Es muy hermosa la manera que tiene nuestro Salvador de pasar, sin esfuerzo alguno, del reposo del hombre perfecto a la acción del verdadero Dios. Como hombre, cansado de su trabajo, dormía sobre un cabezal; como Dios, se levanta y, con voz poderosa, acalla al viento impetuoso y al mar.

Así era Jesús —verdadero Dios y verdadero hombre— y así es hoy, siempre dispuesto a responder a las necesidades de los suyos, a acallar su ansiedad y alejar sus temores. ¡Ojalá confiemos más en él! No tenemos más que una débil idea de lo que perdemos al no descansar más de lo que lo hacemos en los brazos de Jesús cada día. Enseguida nos asustamos. Cada ráfaga de viento, cada ola, cada nube nos agita y deprime. En vez de permanecer tranquilos y reposados cerca del Señor, nos domina la perplejidad y el pavor. La tempestad deja de ser un motivo para confiar en él y se convierte en uno para dudar. Al menor contratiempo pensamos que vamos a sucumbir, a pesar de que nos asegura que nuestros cabellos están contados. Bien podría decirnos, como a sus discípulos: “¿Por qué estáis así amedrentados? ¿Cómo no tenéis fe?” (v. 40). Parece, en efecto, que no tuviésemos fe. Pero su tierno amor está siempre listo para socorrernos y protegernos, incluso si nuestros corazones son tan propensos a dudar de su Palabra. Su actitud para con nosotros no es conforme a nuestros pobres pensamientos sino según su perfecto amor. Sobre este amor pueden descansar nuestras almas y ser reconfortadas en medio de un mar agitado, en camino hacia el reposo eterno. Bástenos saber que Cristo está en la barca. Estemos tranquilos y confiemos en él. Ojalá que nuestros corazones puedan estar constantemente impregnados de la sensación de reposo que proviene de una verdadera confianza en Jesús. Entonces, aunque la tempestad ruja y se encrespen las olas, no diremos: “¿No tienes cuidado que perecemos?” ¿Podemos acaso perecer si el Maestro se halla a bordo? ¿Podemos pensar eso si Cristo habita en nuestros corazones? Quiera Dios que el Espíritu Santo nos enseñe a recurrir más espontánea y completamente a Cristo. Lo necesitamos ahora y cada vez más. Nuestra fe debe asir a Cristo mismo y sólo él debe ser la felicidad de nuestro corazón. Sea esto para su gloria y para nuestra paz y gozo permanentes.

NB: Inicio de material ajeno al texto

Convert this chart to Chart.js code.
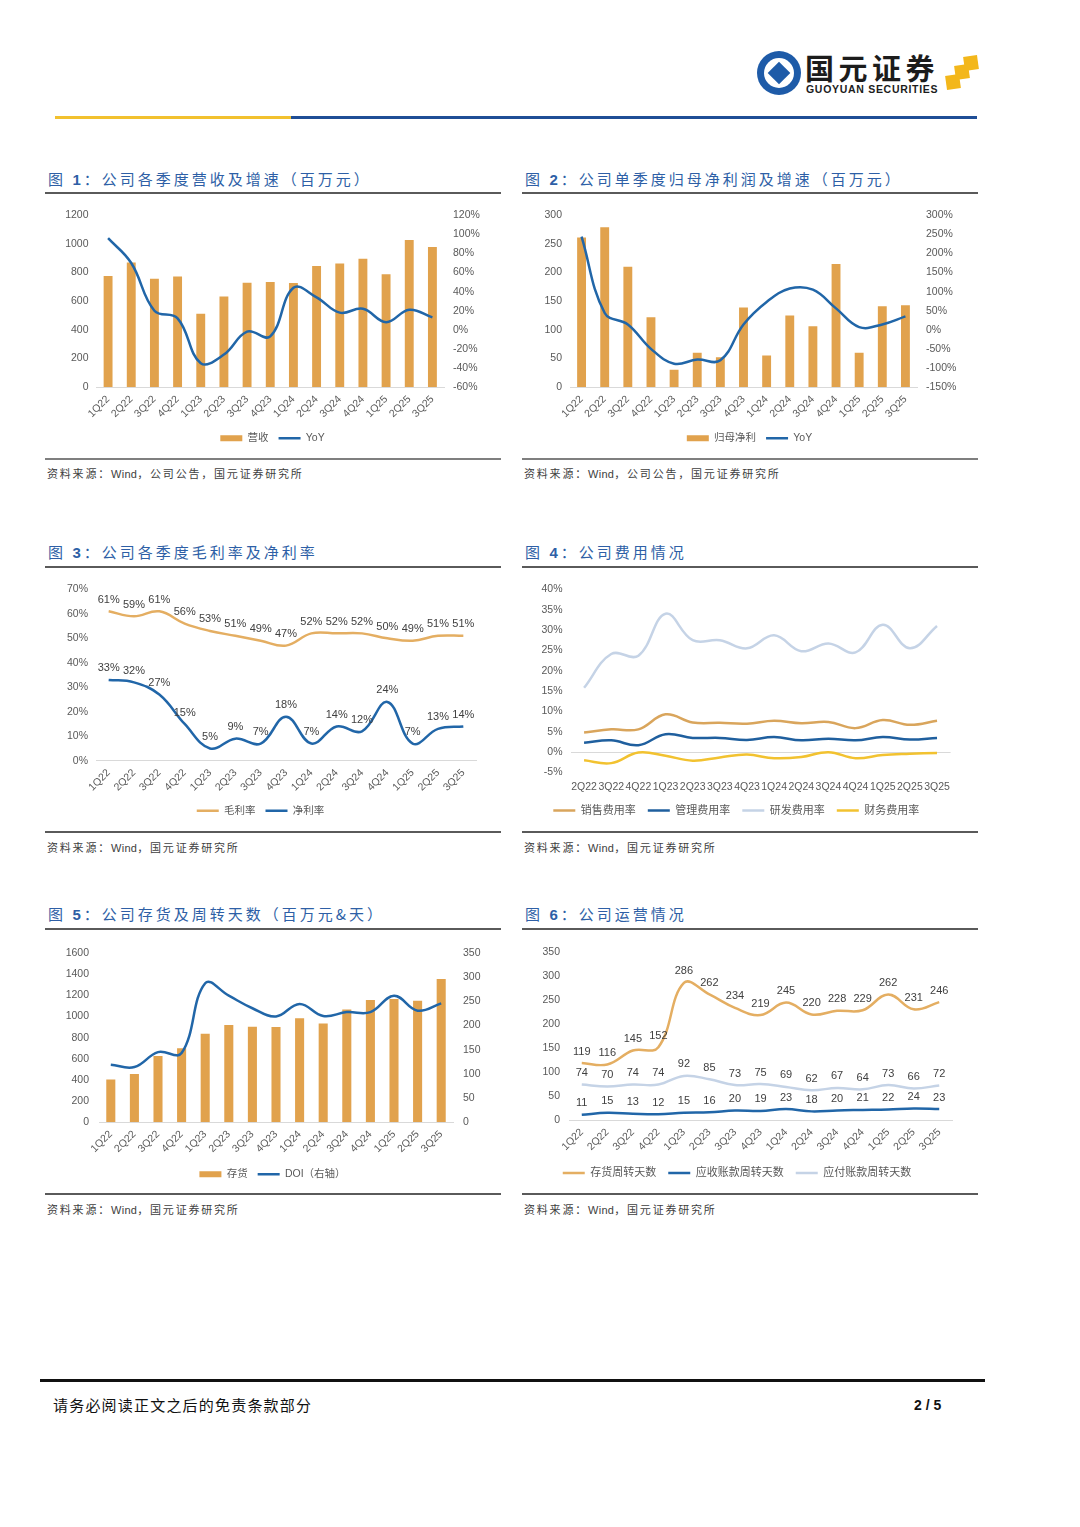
<!DOCTYPE html>
<html><head><meta charset="utf-8">
<script src="https://cdn.jsdelivr.net/npm/chart.js@4.4.1/dist/chart.umd.min.js"></script>
<style>
html,body{margin:0;padding:0;background:#fff;}
body{width:1080px;height:1527px;position:relative;overflow:hidden;font-family:"Liberation Sans","Noto Sans CJK SC",sans-serif;}
.abs{position:absolute;}
.title{position:absolute;font-family:"Noto Sans CJK SC",sans-serif;font-size:15px;color:#2E5FA6;letter-spacing:3px;white-space:nowrap;line-height:18px;}
.title b{font-family:"Liberation Sans",sans-serif;font-weight:bold;}
.rule{position:absolute;height:2px;background:#5a5a5a;}
.rule2{position:absolute;height:2px;background:#7f7f7f;}
.src{position:absolute;font-family:"Noto Sans CJK SC",sans-serif;font-size:11px;color:#404040;letter-spacing:1.8px;white-space:nowrap;line-height:14px;}
.src span{font-family:"Liberation Sans",sans-serif;letter-spacing:0.3px;}
.box{position:absolute;width:455px;height:255px;}
</style></head><body>

<!-- header logo -->
<div class="abs" style="left:757px;top:51px;width:44px;height:44px;border-radius:50%;background:#1E5BA8;"></div>
<div class="abs" style="left:764px;top:58px;width:30px;height:30px;border-radius:50%;background:#fff;"></div>
<div class="abs" style="left:771px;top:65px;width:16px;height:16px;background:#1E5BA8;transform:rotate(45deg);"></div>
<div class="abs" style="left:805px;top:50px;font-family:'Noto Sans CJK SC';font-weight:bold;font-size:29px;line-height:34px;color:#1c1c1c;letter-spacing:4.5px;white-space:nowrap;">国元证券</div>
<div class="abs" style="left:806px;top:83px;font-family:'Liberation Sans';font-weight:bold;font-size:10.5px;line-height:12px;color:#1c1c1c;letter-spacing:0.7px;white-space:nowrap;">GUOYUAN SECURITIES</div>
<div class="abs" style="left:946px;top:75px;width:14px;height:14px;background:#F3B71B;transform:rotate(-8deg);"></div>
<div class="abs" style="left:955px;top:65px;width:14px;height:14px;background:#F3B71B;transform:rotate(-8deg);"></div>
<div class="abs" style="left:964px;top:56px;width:14px;height:14px;background:#F3B71B;transform:rotate(-8deg);"></div>
<div class="abs" style="left:55px;top:116px;width:236px;height:3px;background:#F2C12E;"></div>
<div class="abs" style="left:291px;top:116px;width:686px;height:3px;background:#1F4E96;"></div>

<!-- row 1 -->
<div class="title" style="left:48px;top:170px;">图 <b>1</b>：公司各季度营收及增速（百万元）</div>
<div class="rule" style="left:45px;top:192px;width:456px;"></div>
<div class="box" style="left:45px;top:200px;"><canvas id="c1"></canvas></div>
<div class="rule2" style="left:45px;top:458px;width:456px;"></div>
<div class="src" style="left:47px;top:466px;">资料来源：<span>Wind</span>，公司公告，国元证券研究所</div>

<div class="title" style="left:525px;top:170px;">图 <b>2</b>：公司单季度归母净利润及增速（百万元）</div>
<div class="rule" style="left:522px;top:192px;width:456px;"></div>
<div class="box" style="left:522px;top:200px;"><canvas id="c2"></canvas></div>
<div class="rule2" style="left:522px;top:458px;width:456px;"></div>
<div class="src" style="left:524px;top:466px;">资料来源：<span>Wind</span>，公司公告，国元证券研究所</div>

<!-- row 2 -->
<div class="title" style="left:48px;top:543px;">图 <b>3</b>：公司各季度毛利率及净利率</div>
<div class="rule" style="left:45px;top:566px;width:456px;"></div>
<div class="box" style="left:45px;top:575px;"><canvas id="c3"></canvas></div>
<div class="rule" style="left:45px;top:831px;width:456px;"></div>
<div class="src" style="left:47px;top:840px;">资料来源：<span>Wind</span>，国元证券研究所</div>

<div class="title" style="left:525px;top:543px;">图 <b>4</b>：公司费用情况</div>
<div class="rule" style="left:522px;top:566px;width:456px;"></div>
<div class="box" style="left:522px;top:575px;"><canvas id="c4"></canvas></div>
<div class="rule" style="left:522px;top:831px;width:456px;"></div>
<div class="src" style="left:524px;top:840px;">资料来源：<span>Wind</span>，国元证券研究所</div>

<!-- row 3 -->
<div class="title" style="left:48px;top:905px;">图 <b>5</b>：公司存货及周转天数（百万元&amp;天）</div>
<div class="rule" style="left:45px;top:928px;width:456px;"></div>
<div class="box" style="left:45px;top:937px;"><canvas id="c5"></canvas></div>
<div class="rule" style="left:45px;top:1193px;width:456px;"></div>
<div class="src" style="left:47px;top:1202px;">资料来源：<span>Wind</span>，国元证券研究所</div>

<div class="title" style="left:525px;top:905px;">图 <b>6</b>：公司运营情况</div>
<div class="rule" style="left:522px;top:928px;width:456px;"></div>
<div class="box" style="left:522px;top:937px;"><canvas id="c6"></canvas></div>
<div class="rule" style="left:522px;top:1193px;width:456px;"></div>
<div class="src" style="left:524px;top:1202px;">资料来源：<span>Wind</span>，国元证券研究所</div>

<!-- footer -->
<div class="abs" style="left:40px;top:1379px;width:945px;height:3px;background:#111;"></div>
<div class="abs" style="left:53px;top:1396px;font-family:'Noto Sans CJK SC';font-size:15px;line-height:18px;color:#111;letter-spacing:1.2px;white-space:nowrap;">请务必阅读正文之后的免责条款部分</div>
<div class="abs" style="left:914px;top:1397px;font-family:'Liberation Sans';font-weight:bold;font-size:14px;line-height:16px;color:#111;white-space:nowrap;">2 / 5</div>

<script>
// ---------- data ----------
const quarters = ['1Q22','2Q22','3Q22','4Q22','1Q23','2Q23','3Q23','4Q23','1Q24','2Q24','3Q24','4Q24','1Q25','2Q25','3Q25'];
const revenue = [775, 870, 756, 772, 512, 633, 729, 733, 727, 845, 863, 897, 788, 1027, 979];
const revenueYoY = [96, 70, 20, 12, -35, -26, -2, -7, 44, 34, 18, 22, 8, 21, 13];
const netProfit = [261, 279, 210, 122, 30, 60, 52, 139, 55, 125, 106, 215, 60, 141, 143];
const netProfitYoY = [244, 44, 14, -50, -89, -78, -80, 14, 73, 108, 105, 56, 7, 14, 35];
const grossMargin = [61, 59, 61, 56, 53, 51, 49, 47, 52, 52, 52, 50, 49, 51, 51];
const netMargin = [33, 32, 27, 15, 5, 9, 7, 18, 7, 14, 12, 24, 7, 13, 14];
const expQuarters = ['2Q22','3Q22','4Q22','1Q23','2Q23','3Q23','4Q23','1Q24','2Q24','3Q24','4Q24','1Q25','2Q25','3Q25'];
const sellingRate = [4.8, 5.6, 5.6, 9.3, 7.3, 7.2, 7.0, 7.7, 7.1, 7.4, 5.9, 7.9, 6.7, 7.7];
const adminRate = [2.3, 2.9, 1.7, 4.4, 3.5, 3.5, 3.0, 3.7, 2.9, 3.3, 2.9, 3.7, 3.1, 3.5];
const rdRate = [15.8, 24.1, 23.7, 34.0, 27.5, 27.5, 25.5, 28.7, 24.8, 26.7, 24.5, 31.3, 25.5, 31.0];
const financeRate = [-2.0, -2.7, -0.1, -0.9, -2.1, -1.3, -0.6, -1.5, -1.2, 0.0, -1.5, -0.7, -0.4, -0.2];
const inventory = [403, 455, 626, 699, 837, 919, 904, 901, 983, 934, 1066, 1157, 1166, 1151, 1356];
const doiDays = [119, 114, 145, 143, 288, 262, 236, 219, 245, 220, 228, 228, 262, 231, 246];
const inventoryDays = [119, 116, 145, 152, 286, 262, 234, 219, 245, 220, 228, 229, 262, 231, 246];
const receivableDays = [11, 15, 13, 12, 15, 16, 20, 19, 23, 18, 20, 21, 22, 24, 23];
const payableDays = [74, 70, 74, 74, 92, 85, 73, 75, 69, 62, 67, 64, 73, 66, 72];

// ---------- style ----------
const GOLD = '#E1A24D', BLUE = '#2166A8', LGOLD = '#E4AE62', LBLUE = '#C5D3E6', YEL = '#F2C230', DBLUE = '#1F5F9E';
Chart.defaults.font.family = '"Liberation Sans","Noto Sans CJK SC",sans-serif';
Chart.defaults.font.size = 10.5;
Chart.defaults.color = '#595959';
Chart.defaults.animation = false;

const pointLabels = {
  id: 'pointLabels',
  afterDatasetsDraw(chart) {
    const ctx = chart.ctx;
    ctx.save();
    ctx.font = '11px "Liberation Sans", sans-serif';
    ctx.fillStyle = '#404040';
    ctx.textAlign = 'center';
    ctx.textBaseline = 'bottom';
    chart.data.datasets.forEach((ds, di) => {
      if (!ds.showLabels) return;
      const meta = chart.getDatasetMeta(di);
      meta.data.forEach((pt, i) => {
        ctx.fillText(ds.data[i] + (ds.labelSuffix || ''), pt.x, pt.y - 6);
      });
    });
    ctx.restore();
  }
};

function w(n) { return s => { s.width = n; }; }
function h(n) { return s => { s.height = n; }; }
const legendOpts = (size) => ({
  position: 'bottom',
  labels: { usePointStyle: true, pointStyleWidth: 22, boxHeight: 6, padding: size ? 12 : 10, color: '#595959',
            font: { size: size || 10.5 }, sort: (a, b) => a.datasetIndex - b.datasetIndex }
});
function xRot(height) {
  return { grid: { display: false, drawTicks: false }, border: { display: true, color: '#d9d9d9' },
           ticks: { minRotation: 45, maxRotation: 45, autoSkip: false, padding: 6 }, afterFit: h(height) };
}
function lineDs(label, data, color, extra) {
  return Object.assign({ type: 'line', label, data, borderColor: color, backgroundColor: color, borderWidth: 2.5,
    pointRadius: 0, tension: 0.4, pointStyle: 'line', order: 0 }, extra || {});
}
function barDs(label, data, extra) {
  return Object.assign({ type: 'bar', label, data, backgroundColor: GOLD, pointStyle: 'rect',
    categoryPercentage: 0.8, barPercentage: 0.48, order: 1 }, extra || {});
}
const pct = v => v + '%';
const plain = v => String(v);

// Chart 1
new Chart(document.getElementById('c1'), {
  data: { labels: quarters, datasets: [ barDs('营收', revenue, { yAxisID: 'y' }), lineDs('YoY', revenueYoY, BLUE, { yAxisID: 'y1' }) ] },
  options: { responsive: true, maintainAspectRatio: false,
    layout: { padding: { top: 12, bottom: 1.5, left: 0, right: 0 } },
    plugins: { legend: legendOpts(), tooltip: { enabled: false } },
    scales: {
      x: xRot(36),
      y: { position: 'left', min: 0, max: 1200, ticks: { stepSize: 200, padding: 8, callback: plain }, grid: { display: false, drawTicks: false }, border: { display: false }, afterFit: w(51.5) },
      y1: { position: 'right', min: -60, max: 120, ticks: { stepSize: 20, padding: 9, callback: pct }, grid: { display: false, drawTicks: false }, border: { display: false }, afterFit: w(56) }
    } }
});

// Chart 2
new Chart(document.getElementById('c2'), {
  data: { labels: quarters, datasets: [ barDs('归母净利', netProfit, { yAxisID: 'y' }), lineDs('YoY', netProfitYoY, BLUE, { yAxisID: 'y1' }) ] },
  options: { responsive: true, maintainAspectRatio: false,
    layout: { padding: { top: 12, bottom: 1.5, left: 0, right: 0 } },
    plugins: { legend: legendOpts(), tooltip: { enabled: false } },
    scales: {
      x: xRot(36),
      y: { position: 'left', min: 0, max: 300, ticks: { stepSize: 50, padding: 8, callback: plain }, grid: { display: false, drawTicks: false }, border: { display: false }, afterFit: w(48) },
      y1: { position: 'right', min: -150, max: 300, ticks: { stepSize: 50, padding: 9, callback: pct }, grid: { display: false, drawTicks: false }, border: { display: false }, afterFit: w(60) }
    } }
});

// Chart 3
new Chart(document.getElementById('c3'), {
  type: 'line',
  data: { labels: quarters, datasets: [
    lineDs('毛利率', grossMargin, LGOLD, { showLabels: true, labelSuffix: '%' }),
    lineDs('净利率', netMargin, BLUE, { showLabels: true, labelSuffix: '%' }) ] },
  options: { responsive: true, maintainAspectRatio: false,
    layout: { padding: { top: 10, bottom: 4, left: 0, right: 24 } },
    plugins: { legend: legendOpts(), tooltip: { enabled: false } },
    scales: {
      x: Object.assign(xRot(34.8), { offset: true }),
      y: { min: 0, max: 70, ticks: { stepSize: 10, padding: 8, callback: pct }, grid: { display: false, drawTicks: false }, border: { display: false }, afterFit: w(51) }
    } },
  plugins: [pointLabels]
});

// Chart 4
new Chart(document.getElementById('c4'), {
  type: 'line',
  data: { labels: expQuarters, datasets: [
    lineDs('销售费用率', sellingRate, '#D9A55C'),
    lineDs('管理费用率', adminRate, DBLUE),
    lineDs('研发费用率', rdRate, LBLUE),
    lineDs('财务费用率', financeRate, YEL) ] },
  options: { responsive: true, maintainAspectRatio: false,
    layout: { padding: { top: 10, bottom: 4, left: 0, right: 26.4 } },
    plugins: { legend: legendOpts(11), tooltip: { enabled: false } },
    scales: {
      x: { offset: true, grid: { display: false, drawTicks: false }, border: { display: false },
           ticks: { maxRotation: 0, minRotation: 0, autoSkip: false, padding: 8 }, afterFit: h(20.5) },
      y: { min: -5, max: 40, ticks: { stepSize: 5, padding: 8, callback: pct },
           grid: { drawTicks: false, color: c => c.tick && c.tick.value === 0 ? '#d9d9d9' : 'rgba(0,0,0,0)' },
           border: { display: false }, afterFit: w(48.5) }
    } }
});

// Chart 5
new Chart(document.getElementById('c5'), {
  data: { labels: quarters, datasets: [ barDs('存货', inventory, { yAxisID: 'y' }), lineDs('DOI（右轴）', doiDays, BLUE, { yAxisID: 'y1' }) ] },
  options: { responsive: true, maintainAspectRatio: false,
    layout: { padding: { top: 10.7, bottom: 2.5, left: 0, right: 0 } },
    plugins: { legend: legendOpts(), tooltip: { enabled: false } },
    scales: {
      x: xRot(37),
      y: { position: 'left', min: 0, max: 1600, ticks: { stepSize: 200, padding: 10, callback: plain }, grid: { display: false, drawTicks: false }, border: { display: false }, afterFit: w(54) },
      y1: { position: 'right', min: 0, max: 350, ticks: { stepSize: 50, padding: 10, callback: plain }, grid: { display: false, drawTicks: false }, border: { display: false }, afterFit: w(47) }
    } }
});

// Chart 6
new Chart(document.getElementById('c6'), {
  type: 'line',
  data: { labels: quarters, datasets: [
    lineDs('存货周转天数', inventoryDays, LGOLD, { showLabels: true }),
    lineDs('应收账款周转天数', receivableDays, BLUE, { showLabels: true }),
    lineDs('应付账款周转天数', payableDays, LBLUE, { showLabels: true }) ] },
  options: { responsive: true, maintainAspectRatio: false,
    layout: { padding: { top: 10.7, bottom: 3.5, left: 0, right: 25 } },
    plugins: { legend: legendOpts(11), tooltip: { enabled: false } },
    scales: {
      x: Object.assign(xRot(35.5), { offset: true }),
      y: { min: 0, max: 350, ticks: { stepSize: 50, padding: 9, callback: plain }, grid: { display: false, drawTicks: false }, border: { display: false }, afterFit: w(47) }
    } },
  plugins: [pointLabels]
});
</script>
</body></html>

Podemos señalar todavía, para terminar, como afectó a los discípulos la escena que acabamos de ver. En lugar de adorar, como respuesta de la fe, se hallan sorprendidos como alguien a quien se ha reprochado su temor. “Entonces temieron con gran temor, y se decían el uno al otro: ¿Quién es éste, que aun el viento y el mar le obedecen?” (v. 41).